>> begin DATASET EXCERPT
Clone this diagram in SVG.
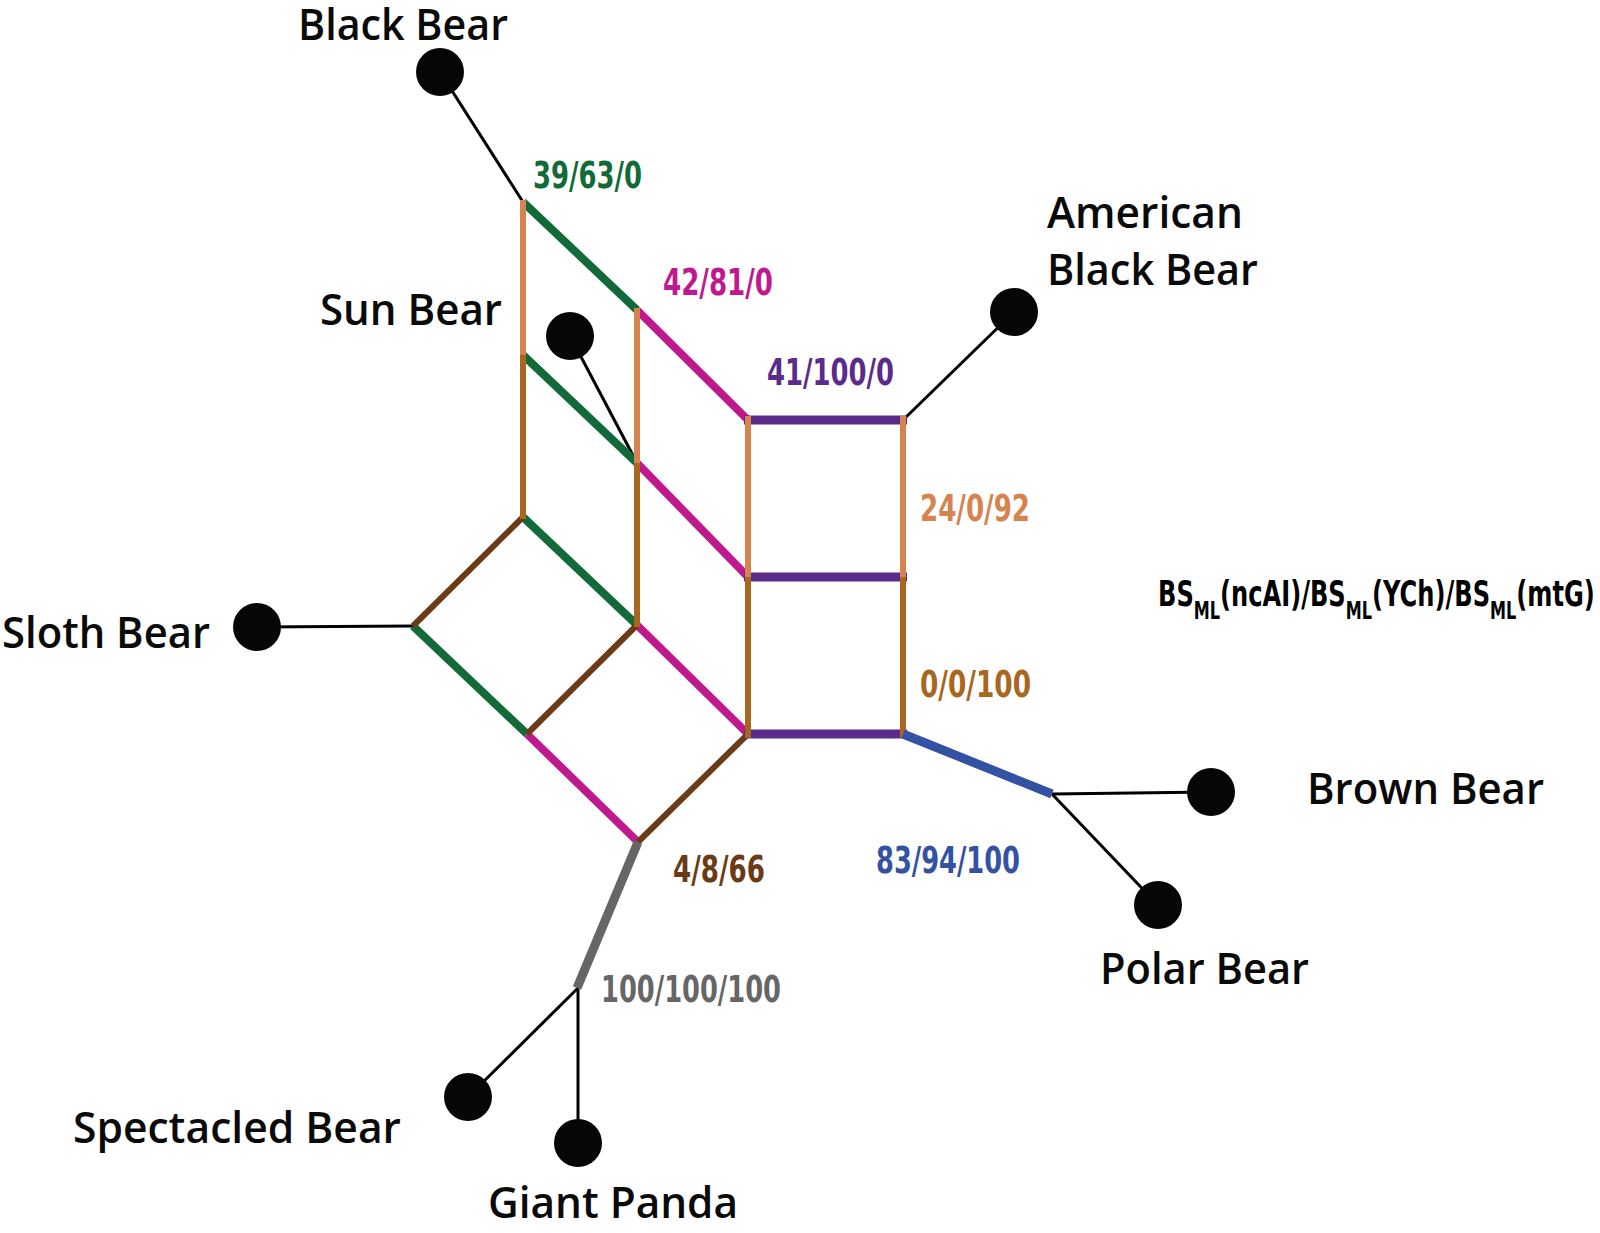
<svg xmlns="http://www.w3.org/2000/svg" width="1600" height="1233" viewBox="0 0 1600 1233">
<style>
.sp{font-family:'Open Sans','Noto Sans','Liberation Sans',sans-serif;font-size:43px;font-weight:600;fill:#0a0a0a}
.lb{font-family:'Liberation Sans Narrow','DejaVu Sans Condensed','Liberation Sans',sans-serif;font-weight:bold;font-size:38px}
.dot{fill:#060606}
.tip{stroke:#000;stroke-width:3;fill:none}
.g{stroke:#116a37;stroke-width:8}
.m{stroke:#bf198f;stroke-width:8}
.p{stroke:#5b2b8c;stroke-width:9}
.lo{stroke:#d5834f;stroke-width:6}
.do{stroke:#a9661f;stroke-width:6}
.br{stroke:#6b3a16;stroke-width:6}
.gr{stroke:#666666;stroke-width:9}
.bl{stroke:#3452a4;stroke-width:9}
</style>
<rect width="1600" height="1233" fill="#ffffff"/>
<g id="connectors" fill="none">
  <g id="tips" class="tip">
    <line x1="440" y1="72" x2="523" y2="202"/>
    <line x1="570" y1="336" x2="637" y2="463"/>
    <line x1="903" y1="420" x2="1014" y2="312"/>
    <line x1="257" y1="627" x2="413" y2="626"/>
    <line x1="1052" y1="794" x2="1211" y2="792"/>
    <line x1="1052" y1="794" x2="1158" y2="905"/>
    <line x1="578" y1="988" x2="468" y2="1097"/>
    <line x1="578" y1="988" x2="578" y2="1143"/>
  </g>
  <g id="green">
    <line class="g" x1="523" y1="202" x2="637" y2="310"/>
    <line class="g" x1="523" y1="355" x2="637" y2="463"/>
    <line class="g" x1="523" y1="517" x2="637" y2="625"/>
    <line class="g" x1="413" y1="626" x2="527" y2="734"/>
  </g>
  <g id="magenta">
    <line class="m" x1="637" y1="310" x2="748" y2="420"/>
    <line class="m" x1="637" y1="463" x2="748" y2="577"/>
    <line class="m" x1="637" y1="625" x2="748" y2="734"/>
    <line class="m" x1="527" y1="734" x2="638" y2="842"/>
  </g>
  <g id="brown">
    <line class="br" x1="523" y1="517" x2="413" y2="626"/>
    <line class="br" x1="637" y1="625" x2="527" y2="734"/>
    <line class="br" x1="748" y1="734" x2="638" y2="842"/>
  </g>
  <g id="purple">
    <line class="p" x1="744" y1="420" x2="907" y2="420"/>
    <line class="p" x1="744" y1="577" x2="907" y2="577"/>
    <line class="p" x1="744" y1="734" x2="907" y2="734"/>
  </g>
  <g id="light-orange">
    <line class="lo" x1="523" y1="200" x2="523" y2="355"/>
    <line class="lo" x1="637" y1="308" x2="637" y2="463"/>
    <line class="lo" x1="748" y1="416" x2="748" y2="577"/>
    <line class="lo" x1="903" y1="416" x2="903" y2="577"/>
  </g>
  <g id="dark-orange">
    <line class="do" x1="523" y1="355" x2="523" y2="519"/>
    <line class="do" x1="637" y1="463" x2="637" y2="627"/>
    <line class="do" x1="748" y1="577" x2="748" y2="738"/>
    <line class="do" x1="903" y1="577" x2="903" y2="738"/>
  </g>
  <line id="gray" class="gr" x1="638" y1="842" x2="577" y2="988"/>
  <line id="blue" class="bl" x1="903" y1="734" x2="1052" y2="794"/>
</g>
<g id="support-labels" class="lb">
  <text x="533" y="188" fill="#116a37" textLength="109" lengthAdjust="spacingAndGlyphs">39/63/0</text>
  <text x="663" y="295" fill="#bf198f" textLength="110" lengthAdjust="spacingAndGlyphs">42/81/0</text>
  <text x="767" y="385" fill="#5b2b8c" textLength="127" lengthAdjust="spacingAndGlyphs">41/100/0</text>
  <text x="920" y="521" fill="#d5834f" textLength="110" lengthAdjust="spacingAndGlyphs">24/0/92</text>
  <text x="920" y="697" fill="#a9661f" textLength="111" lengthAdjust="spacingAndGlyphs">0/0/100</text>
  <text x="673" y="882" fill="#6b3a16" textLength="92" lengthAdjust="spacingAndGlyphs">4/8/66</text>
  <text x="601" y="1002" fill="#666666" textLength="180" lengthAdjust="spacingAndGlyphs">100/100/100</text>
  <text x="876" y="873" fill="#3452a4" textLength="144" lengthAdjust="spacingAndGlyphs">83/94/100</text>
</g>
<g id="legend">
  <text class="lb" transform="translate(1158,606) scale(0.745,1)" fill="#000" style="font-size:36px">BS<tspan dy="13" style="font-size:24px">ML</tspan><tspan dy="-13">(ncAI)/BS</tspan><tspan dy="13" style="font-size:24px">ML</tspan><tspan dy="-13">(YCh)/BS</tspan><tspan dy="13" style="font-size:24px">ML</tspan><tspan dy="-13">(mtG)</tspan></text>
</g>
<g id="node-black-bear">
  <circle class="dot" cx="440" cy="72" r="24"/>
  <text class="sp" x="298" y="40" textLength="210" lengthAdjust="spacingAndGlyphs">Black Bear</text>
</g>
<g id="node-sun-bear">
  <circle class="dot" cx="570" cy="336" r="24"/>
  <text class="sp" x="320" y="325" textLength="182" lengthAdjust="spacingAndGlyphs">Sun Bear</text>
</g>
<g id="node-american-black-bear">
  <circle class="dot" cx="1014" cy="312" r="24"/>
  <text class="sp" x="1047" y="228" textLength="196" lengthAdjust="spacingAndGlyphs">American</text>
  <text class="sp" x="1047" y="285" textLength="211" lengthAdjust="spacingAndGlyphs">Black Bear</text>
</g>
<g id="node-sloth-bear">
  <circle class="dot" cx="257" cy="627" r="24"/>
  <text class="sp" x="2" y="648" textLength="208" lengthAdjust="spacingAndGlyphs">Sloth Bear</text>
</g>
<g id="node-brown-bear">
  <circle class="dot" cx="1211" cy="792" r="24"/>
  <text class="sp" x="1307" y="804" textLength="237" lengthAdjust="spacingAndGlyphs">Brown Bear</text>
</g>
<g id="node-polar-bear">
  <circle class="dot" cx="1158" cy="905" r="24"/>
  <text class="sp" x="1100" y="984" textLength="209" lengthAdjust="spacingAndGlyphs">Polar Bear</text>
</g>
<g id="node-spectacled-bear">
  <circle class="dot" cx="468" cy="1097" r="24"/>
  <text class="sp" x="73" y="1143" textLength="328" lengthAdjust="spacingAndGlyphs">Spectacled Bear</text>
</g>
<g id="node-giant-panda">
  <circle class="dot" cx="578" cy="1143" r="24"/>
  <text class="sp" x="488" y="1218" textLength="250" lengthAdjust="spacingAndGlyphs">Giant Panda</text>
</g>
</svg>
>> end DATASET EXCERPT
• GIVEN EXERCISE: Print the whole listing above once more, word for word, without its pictures.

• TASK RESPONSE:
Clone this diagram in SVG.
<svg xmlns="http://www.w3.org/2000/svg" width="1600" height="1233" viewBox="0 0 1600 1233">
<style>
.sp{font-family:'Open Sans','Noto Sans','Liberation Sans',sans-serif;font-size:43px;font-weight:600;fill:#0a0a0a}
.lb{font-family:'Liberation Sans Narrow','DejaVu Sans Condensed','Liberation Sans',sans-serif;font-weight:bold;font-size:38px}
.dot{fill:#060606}
.tip{stroke:#000;stroke-width:3;fill:none}
.g{stroke:#116a37;stroke-width:8}
.m{stroke:#bf198f;stroke-width:8}
.p{stroke:#5b2b8c;stroke-width:9}
.lo{stroke:#d5834f;stroke-width:6}
.do{stroke:#a9661f;stroke-width:6}
.br{stroke:#6b3a16;stroke-width:6}
.gr{stroke:#666666;stroke-width:9}
.bl{stroke:#3452a4;stroke-width:9}
</style>
<rect width="1600" height="1233" fill="#ffffff"/>
<g id="connectors" fill="none">
  <g id="tips" class="tip">
    <line x1="440" y1="72" x2="523" y2="202"/>
    <line x1="570" y1="336" x2="637" y2="463"/>
    <line x1="903" y1="420" x2="1014" y2="312"/>
    <line x1="257" y1="627" x2="413" y2="626"/>
    <line x1="1052" y1="794" x2="1211" y2="792"/>
    <line x1="1052" y1="794" x2="1158" y2="905"/>
    <line x1="578" y1="988" x2="468" y2="1097"/>
    <line x1="578" y1="988" x2="578" y2="1143"/>
  </g>
  <g id="green">
    <line class="g" x1="523" y1="202" x2="637" y2="310"/>
    <line class="g" x1="523" y1="355" x2="637" y2="463"/>
    <line class="g" x1="523" y1="517" x2="637" y2="625"/>
    <line class="g" x1="413" y1="626" x2="527" y2="734"/>
  </g>
  <g id="magenta">
    <line class="m" x1="637" y1="310" x2="748" y2="420"/>
    <line class="m" x1="637" y1="463" x2="748" y2="577"/>
    <line class="m" x1="637" y1="625" x2="748" y2="734"/>
    <line class="m" x1="527" y1="734" x2="638" y2="842"/>
  </g>
  <g id="brown">
    <line class="br" x1="523" y1="517" x2="413" y2="626"/>
    <line class="br" x1="637" y1="625" x2="527" y2="734"/>
    <line class="br" x1="748" y1="734" x2="638" y2="842"/>
  </g>
  <g id="purple">
    <line class="p" x1="744" y1="420" x2="907" y2="420"/>
    <line class="p" x1="744" y1="577" x2="907" y2="577"/>
    <line class="p" x1="744" y1="734" x2="907" y2="734"/>
  </g>
  <g id="light-orange">
    <line class="lo" x1="523" y1="200" x2="523" y2="355"/>
    <line class="lo" x1="637" y1="308" x2="637" y2="463"/>
    <line class="lo" x1="748" y1="416" x2="748" y2="577"/>
    <line class="lo" x1="903" y1="416" x2="903" y2="577"/>
  </g>
  <g id="dark-orange">
    <line class="do" x1="523" y1="355" x2="523" y2="519"/>
    <line class="do" x1="637" y1="463" x2="637" y2="627"/>
    <line class="do" x1="748" y1="577" x2="748" y2="738"/>
    <line class="do" x1="903" y1="577" x2="903" y2="738"/>
  </g>
  <line id="gray" class="gr" x1="638" y1="842" x2="577" y2="988"/>
  <line id="blue" class="bl" x1="903" y1="734" x2="1052" y2="794"/>
</g>
<g id="support-labels" class="lb">
  <text x="533" y="188" fill="#116a37" textLength="109" lengthAdjust="spacingAndGlyphs">39/63/0</text>
  <text x="663" y="295" fill="#bf198f" textLength="110" lengthAdjust="spacingAndGlyphs">42/81/0</text>
  <text x="767" y="385" fill="#5b2b8c" textLength="127" lengthAdjust="spacingAndGlyphs">41/100/0</text>
  <text x="920" y="521" fill="#d5834f" textLength="110" lengthAdjust="spacingAndGlyphs">24/0/92</text>
  <text x="920" y="697" fill="#a9661f" textLength="111" lengthAdjust="spacingAndGlyphs">0/0/100</text>
  <text x="673" y="882" fill="#6b3a16" textLength="92" lengthAdjust="spacingAndGlyphs">4/8/66</text>
  <text x="601" y="1002" fill="#666666" textLength="180" lengthAdjust="spacingAndGlyphs">100/100/100</text>
  <text x="876" y="873" fill="#3452a4" textLength="144" lengthAdjust="spacingAndGlyphs">83/94/100</text>
</g>
<g id="legend">
  <text class="lb" transform="translate(1158,606) scale(0.745,1)" fill="#000" style="font-size:36px">BS<tspan dy="13" style="font-size:24px">ML</tspan><tspan dy="-13">(ncAI)/BS</tspan><tspan dy="13" style="font-size:24px">ML</tspan><tspan dy="-13">(YCh)/BS</tspan><tspan dy="13" style="font-size:24px">ML</tspan><tspan dy="-13">(mtG)</tspan></text>
</g>
<g id="node-black-bear">
  <circle class="dot" cx="440" cy="72" r="24"/>
  <text class="sp" x="298" y="40" textLength="210" lengthAdjust="spacingAndGlyphs">Black Bear</text>
</g>
<g id="node-sun-bear">
  <circle class="dot" cx="570" cy="336" r="24"/>
  <text class="sp" x="320" y="325" textLength="182" lengthAdjust="spacingAndGlyphs">Sun Bear</text>
</g>
<g id="node-american-black-bear">
  <circle class="dot" cx="1014" cy="312" r="24"/>
  <text class="sp" x="1047" y="228" textLength="196" lengthAdjust="spacingAndGlyphs">American</text>
  <text class="sp" x="1047" y="285" textLength="211" lengthAdjust="spacingAndGlyphs">Black Bear</text>
</g>
<g id="node-sloth-bear">
  <circle class="dot" cx="257" cy="627" r="24"/>
  <text class="sp" x="2" y="648" textLength="208" lengthAdjust="spacingAndGlyphs">Sloth Bear</text>
</g>
<g id="node-brown-bear">
  <circle class="dot" cx="1211" cy="792" r="24"/>
  <text class="sp" x="1307" y="804" textLength="237" lengthAdjust="spacingAndGlyphs">Brown Bear</text>
</g>
<g id="node-polar-bear">
  <circle class="dot" cx="1158" cy="905" r="24"/>
  <text class="sp" x="1100" y="984" textLength="209" lengthAdjust="spacingAndGlyphs">Polar Bear</text>
</g>
<g id="node-spectacled-bear">
  <circle class="dot" cx="468" cy="1097" r="24"/>
  <text class="sp" x="73" y="1143" textLength="328" lengthAdjust="spacingAndGlyphs">Spectacled Bear</text>
</g>
<g id="node-giant-panda">
  <circle class="dot" cx="578" cy="1143" r="24"/>
  <text class="sp" x="488" y="1218" textLength="250" lengthAdjust="spacingAndGlyphs">Giant Panda</text>
</g>
</svg>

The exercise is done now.